--- BEGIN COLLECTED MATERIAL ---
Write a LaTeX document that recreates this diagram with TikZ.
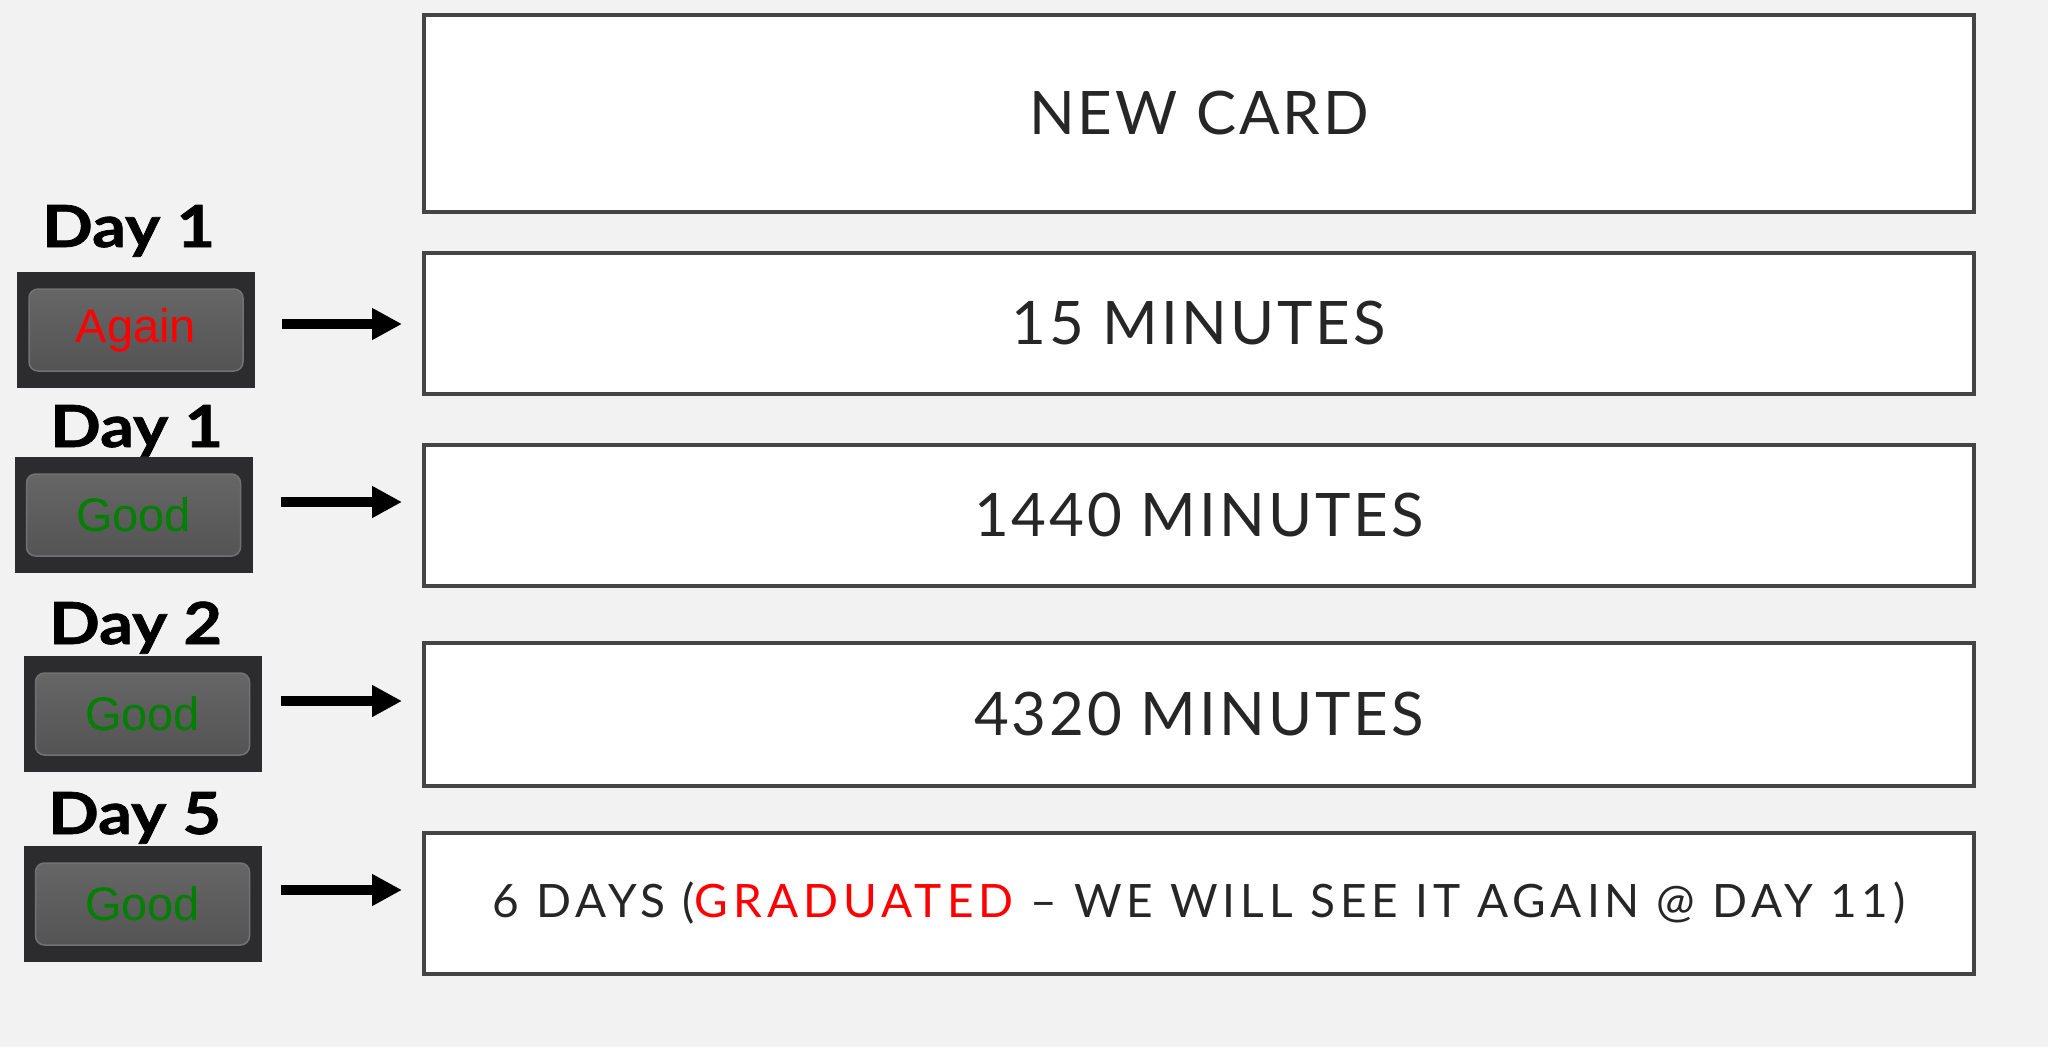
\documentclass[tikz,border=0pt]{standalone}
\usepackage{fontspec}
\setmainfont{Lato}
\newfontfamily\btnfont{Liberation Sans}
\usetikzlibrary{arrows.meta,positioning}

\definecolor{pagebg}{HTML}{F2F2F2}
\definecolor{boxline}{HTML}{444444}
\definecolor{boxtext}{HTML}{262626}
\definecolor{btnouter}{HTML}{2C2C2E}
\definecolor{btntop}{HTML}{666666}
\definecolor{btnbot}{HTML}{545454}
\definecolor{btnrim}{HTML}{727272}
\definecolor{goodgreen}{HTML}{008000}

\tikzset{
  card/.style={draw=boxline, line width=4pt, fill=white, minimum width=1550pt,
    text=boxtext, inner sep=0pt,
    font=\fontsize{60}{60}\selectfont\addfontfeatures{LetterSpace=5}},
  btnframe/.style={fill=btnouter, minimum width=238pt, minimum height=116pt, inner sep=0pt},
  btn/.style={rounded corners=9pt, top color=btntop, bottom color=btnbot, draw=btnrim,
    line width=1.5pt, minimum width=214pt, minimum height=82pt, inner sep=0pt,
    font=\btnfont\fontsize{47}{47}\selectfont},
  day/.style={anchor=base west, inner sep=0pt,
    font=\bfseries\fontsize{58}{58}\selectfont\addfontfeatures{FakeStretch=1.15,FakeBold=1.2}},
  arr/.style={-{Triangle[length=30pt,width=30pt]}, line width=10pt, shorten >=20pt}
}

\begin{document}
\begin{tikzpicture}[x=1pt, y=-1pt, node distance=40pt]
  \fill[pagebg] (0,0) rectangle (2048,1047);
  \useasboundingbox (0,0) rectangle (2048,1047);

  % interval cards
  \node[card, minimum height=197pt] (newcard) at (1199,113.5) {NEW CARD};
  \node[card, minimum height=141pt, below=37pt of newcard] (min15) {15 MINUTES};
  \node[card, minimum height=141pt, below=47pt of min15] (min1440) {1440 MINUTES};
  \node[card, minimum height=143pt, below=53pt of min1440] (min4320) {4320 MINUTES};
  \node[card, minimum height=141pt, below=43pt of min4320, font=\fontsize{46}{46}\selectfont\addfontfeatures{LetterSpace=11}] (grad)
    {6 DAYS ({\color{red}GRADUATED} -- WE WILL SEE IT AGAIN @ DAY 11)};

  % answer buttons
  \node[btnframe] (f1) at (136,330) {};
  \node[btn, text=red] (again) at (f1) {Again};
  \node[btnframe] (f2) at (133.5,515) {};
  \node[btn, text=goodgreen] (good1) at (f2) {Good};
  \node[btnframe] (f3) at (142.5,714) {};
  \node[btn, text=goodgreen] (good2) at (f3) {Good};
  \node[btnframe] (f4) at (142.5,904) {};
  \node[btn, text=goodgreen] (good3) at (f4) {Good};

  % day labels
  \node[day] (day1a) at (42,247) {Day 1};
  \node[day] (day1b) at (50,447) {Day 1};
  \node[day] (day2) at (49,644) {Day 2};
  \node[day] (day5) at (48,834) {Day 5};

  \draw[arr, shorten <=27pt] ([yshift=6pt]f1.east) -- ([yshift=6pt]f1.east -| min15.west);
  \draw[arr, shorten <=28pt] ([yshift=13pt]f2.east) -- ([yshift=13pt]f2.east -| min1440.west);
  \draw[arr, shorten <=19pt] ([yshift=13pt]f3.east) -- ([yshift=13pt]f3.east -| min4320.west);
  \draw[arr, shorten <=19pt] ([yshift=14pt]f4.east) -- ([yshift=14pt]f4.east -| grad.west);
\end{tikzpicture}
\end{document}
--- END COLLECTED MATERIAL ---
# WHAT NEEDS TO BE DONE:
Set the listing down in full and exactly. Pictures within it should not appear in the copy.

# REPLY TO THE EXERCISE:
Write a LaTeX document that recreates this diagram with TikZ.
\documentclass[tikz,border=0pt]{standalone}
\usepackage{fontspec}
\setmainfont{Lato}
\newfontfamily\btnfont{Liberation Sans}
\usetikzlibrary{arrows.meta,positioning}

\definecolor{pagebg}{HTML}{F2F2F2}
\definecolor{boxline}{HTML}{444444}
\definecolor{boxtext}{HTML}{262626}
\definecolor{btnouter}{HTML}{2C2C2E}
\definecolor{btntop}{HTML}{666666}
\definecolor{btnbot}{HTML}{545454}
\definecolor{btnrim}{HTML}{727272}
\definecolor{goodgreen}{HTML}{008000}

\tikzset{
  card/.style={draw=boxline, line width=4pt, fill=white, minimum width=1550pt,
    text=boxtext, inner sep=0pt,
    font=\fontsize{60}{60}\selectfont\addfontfeatures{LetterSpace=5}},
  btnframe/.style={fill=btnouter, minimum width=238pt, minimum height=116pt, inner sep=0pt},
  btn/.style={rounded corners=9pt, top color=btntop, bottom color=btnbot, draw=btnrim,
    line width=1.5pt, minimum width=214pt, minimum height=82pt, inner sep=0pt,
    font=\btnfont\fontsize{47}{47}\selectfont},
  day/.style={anchor=base west, inner sep=0pt,
    font=\bfseries\fontsize{58}{58}\selectfont\addfontfeatures{FakeStretch=1.15,FakeBold=1.2}},
  arr/.style={-{Triangle[length=30pt,width=30pt]}, line width=10pt, shorten >=20pt}
}

\begin{document}
\begin{tikzpicture}[x=1pt, y=-1pt, node distance=40pt]
  \fill[pagebg] (0,0) rectangle (2048,1047);
  \useasboundingbox (0,0) rectangle (2048,1047);

  % interval cards
  \node[card, minimum height=197pt] (newcard) at (1199,113.5) {NEW CARD};
  \node[card, minimum height=141pt, below=37pt of newcard] (min15) {15 MINUTES};
  \node[card, minimum height=141pt, below=47pt of min15] (min1440) {1440 MINUTES};
  \node[card, minimum height=143pt, below=53pt of min1440] (min4320) {4320 MINUTES};
  \node[card, minimum height=141pt, below=43pt of min4320, font=\fontsize{46}{46}\selectfont\addfontfeatures{LetterSpace=11}] (grad)
    {6 DAYS ({\color{red}GRADUATED} -- WE WILL SEE IT AGAIN @ DAY 11)};

  % answer buttons
  \node[btnframe] (f1) at (136,330) {};
  \node[btn, text=red] (again) at (f1) {Again};
  \node[btnframe] (f2) at (133.5,515) {};
  \node[btn, text=goodgreen] (good1) at (f2) {Good};
  \node[btnframe] (f3) at (142.5,714) {};
  \node[btn, text=goodgreen] (good2) at (f3) {Good};
  \node[btnframe] (f4) at (142.5,904) {};
  \node[btn, text=goodgreen] (good3) at (f4) {Good};

  % day labels
  \node[day] (day1a) at (42,247) {Day 1};
  \node[day] (day1b) at (50,447) {Day 1};
  \node[day] (day2) at (49,644) {Day 2};
  \node[day] (day5) at (48,834) {Day 5};

  \draw[arr, shorten <=27pt] ([yshift=6pt]f1.east) -- ([yshift=6pt]f1.east -| min15.west);
  \draw[arr, shorten <=28pt] ([yshift=13pt]f2.east) -- ([yshift=13pt]f2.east -| min1440.west);
  \draw[arr, shorten <=19pt] ([yshift=13pt]f3.east) -- ([yshift=13pt]f3.east -| min4320.west);
  \draw[arr, shorten <=19pt] ([yshift=14pt]f4.east) -- ([yshift=14pt]f4.east -| grad.west);
\end{tikzpicture}
\end{document}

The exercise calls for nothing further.